基礎年金保険基金の収益率はわずか0.3%

 個人年金の収益率が低い一方で、中国公式が運営する基礎年金保険基金の収益率も楽観できません。

 基礎年金保険基金の委託運用は2016年12月以降、中国31の省・自治区・市と新疆生産建設兵団をカバーし、運用委託された基金権益総額は1兆6200億元に達しました。

 2022年の「社会保障基金委員会報告書」によれば、社保基金は51.05億元の収益を上げ、収益率は0.3%となっています。社保基金委員会(SSF)の責任者は収益率の低下は主に世界経済・政治情勢の変化と金融市場のボラティリティの上昇によるものだと述べています。

 また、中国人力資源・社会保障部と財政部が5月22日に発表した「2023年退職者基礎年金調整に関する通知」によると、2023年1月1日から、年金保険年金の支出は前年同期比で3.8%増加しました。つまり、支出と投資収益の差は拡大しつつあります。

 今年2月25日、周小川・前中央銀行総裁は、中国の年金はかなりのギャップを抱えており、国家年金基金は基本を守るだけで、あまり高くなることはない、政府の新しい個人年金制度のインセンティブは弱いと指摘しました。

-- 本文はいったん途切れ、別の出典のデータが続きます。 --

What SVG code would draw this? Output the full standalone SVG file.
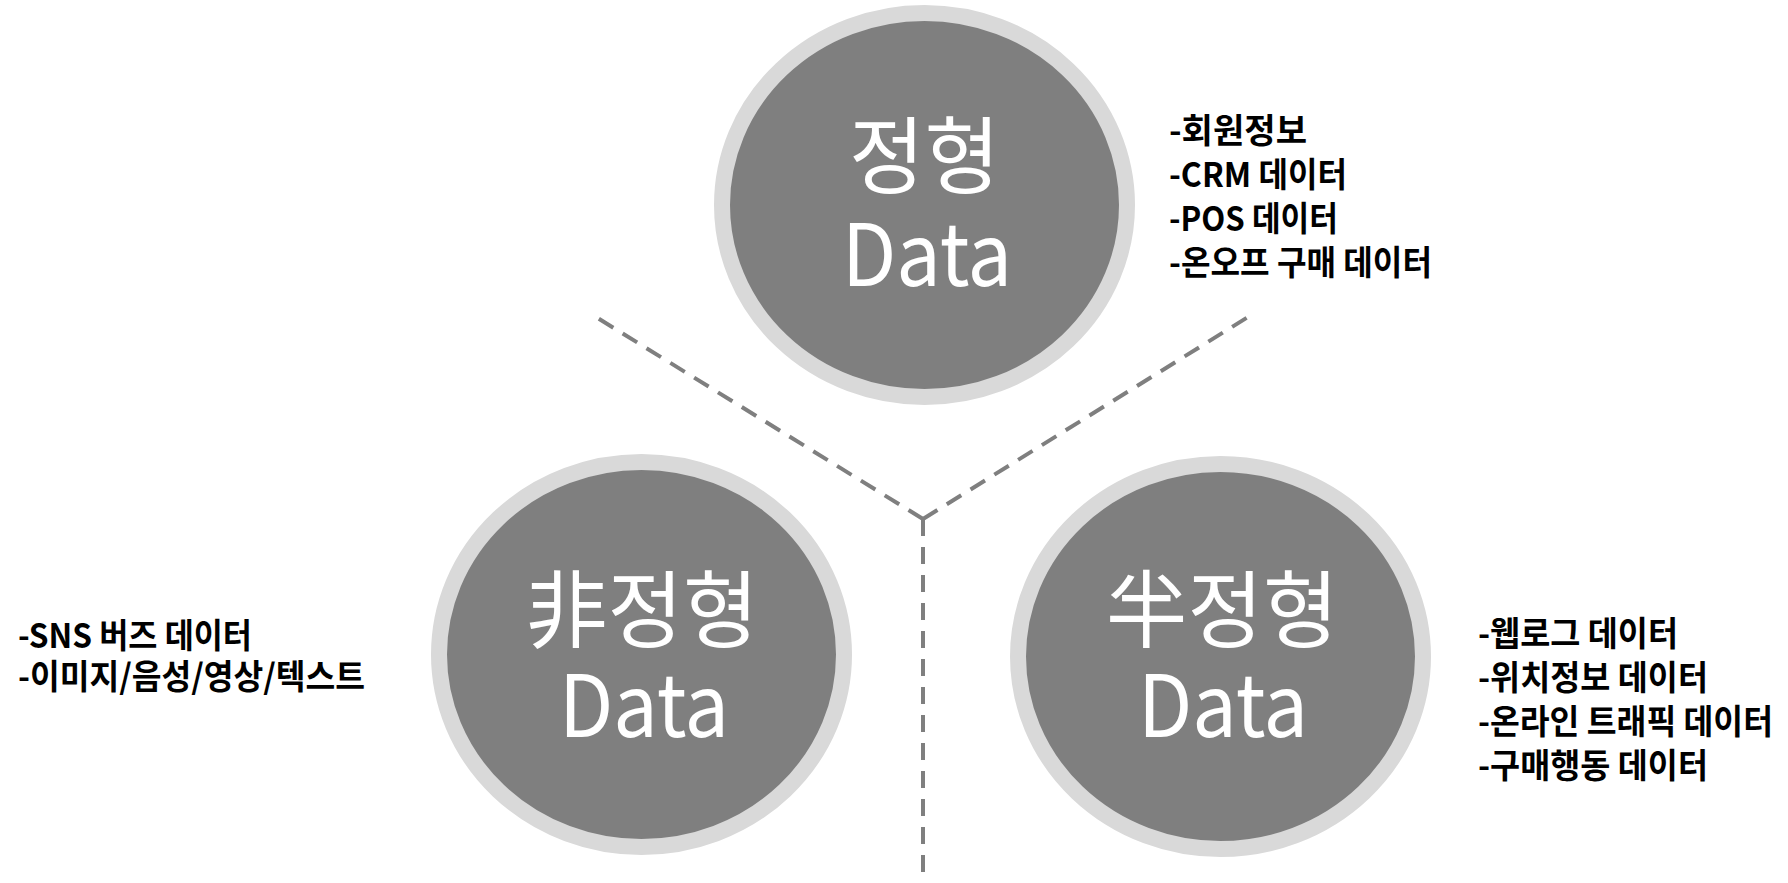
<svg xmlns="http://www.w3.org/2000/svg" width="1788" height="883" viewBox="0 0 1788 883">
<style>
.bubble{fill:#7f7f7f;stroke:#d9d9d9;stroke-width:16}
.big{font-family:"Noto Sans CJK KR","Noto Sans",sans-serif;fill:#ffffff;text-anchor:middle;font-weight:400}
.title{font-size:84px}
.data{font-size:86px}
.item{font-family:"Noto Sans CJK KR","Noto Sans",sans-serif;font-size:34px;font-weight:700;fill:#000000}
.dash{stroke:#7f7f7f;stroke-width:4;fill:none;stroke-dasharray:17 11}
</style>
<rect width="1788" height="883" fill="#ffffff"/>
<g id="connectors">
<path class="dash" d="M923 519 L596 317"/>
<path class="dash" d="M923 519 L1248 317"/>
<path class="dash" d="M923 519 L923 883"/>
</g>
<g id="node-structured">
<ellipse class="bubble" cx="924.5" cy="205" rx="202.5" ry="192"/>
<text class="big title" x="924.5" y="187" textLength="151" lengthAdjust="spacingAndGlyphs">정형</text>
<text class="big data" x="927" y="286" textLength="170" lengthAdjust="spacingAndGlyphs">Data</text>
</g>
<g id="list-structured">
<text class="item" x="1169" y="143" textLength="138" lengthAdjust="spacingAndGlyphs">-회원정보</text>
<text class="item" x="1169" y="187" textLength="178" lengthAdjust="spacingAndGlyphs">-CRM 데이터</text>
<text class="item" x="1169" y="231" textLength="169" lengthAdjust="spacingAndGlyphs">-POS 데이터</text>
<text class="item" x="1169" y="275" textLength="263" lengthAdjust="spacingAndGlyphs">-온오프 구매 데이터</text>
</g>
<g id="node-unstructured">
<ellipse class="bubble" cx="641.5" cy="654.5" rx="202.5" ry="192.5"/>
<text class="big title" x="642" y="641" textLength="233" lengthAdjust="spacingAndGlyphs">非정형</text>
<text class="big data" x="644" y="737" textLength="170" lengthAdjust="spacingAndGlyphs">Data</text>
</g>
<g id="list-unstructured">
<text class="item" x="18" y="648" textLength="234" lengthAdjust="spacingAndGlyphs">-SNS 버즈 데이터</text>
<text class="item" x="18" y="689" textLength="347" lengthAdjust="spacingAndGlyphs">-이미지/음성/영상/텍스트</text>
</g>
<g id="node-semistructured">
<ellipse class="bubble" cx="1220.5" cy="656.5" rx="202.5" ry="192.5"/>
<text class="big title" x="1222" y="641" textLength="233" lengthAdjust="spacingAndGlyphs">半정형</text>
<text class="big data" x="1223" y="737" textLength="170" lengthAdjust="spacingAndGlyphs">Data</text>
</g>
<g id="list-semistructured">
<text class="item" x="1478" y="646" textLength="200" lengthAdjust="spacingAndGlyphs">-웹로그 데이터</text>
<text class="item" x="1478" y="690" textLength="230" lengthAdjust="spacingAndGlyphs">-위치정보 데이터</text>
<text class="item" x="1478" y="734" textLength="295" lengthAdjust="spacingAndGlyphs">-온라인 트래픽 데이터</text>
<text class="item" x="1478" y="778" textLength="230" lengthAdjust="spacingAndGlyphs">-구매행동 데이터</text>
</g>
</svg>
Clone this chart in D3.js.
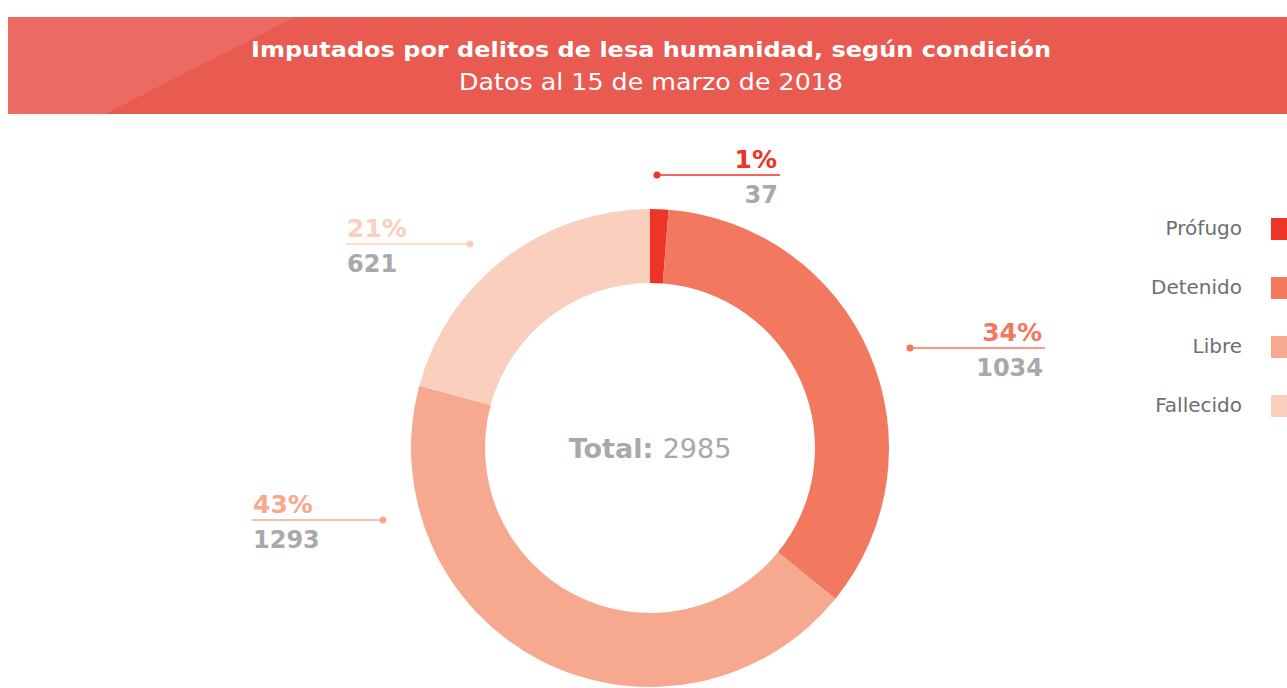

 周氏は、年金問題は先延ばしにするチャンスがあると考えてはならない、将来的に調整することはより困難になるだろうと強調しました。世界的に見て、ほとんどの国は年金事前積立金がGDP総額の50%-100%を占め、いくつかの国は100%以上を占め、中国では、この割合は非常に低く、約10%以下です。

 周氏の見解通り、中国の年金危機が押し迫っていると言えます。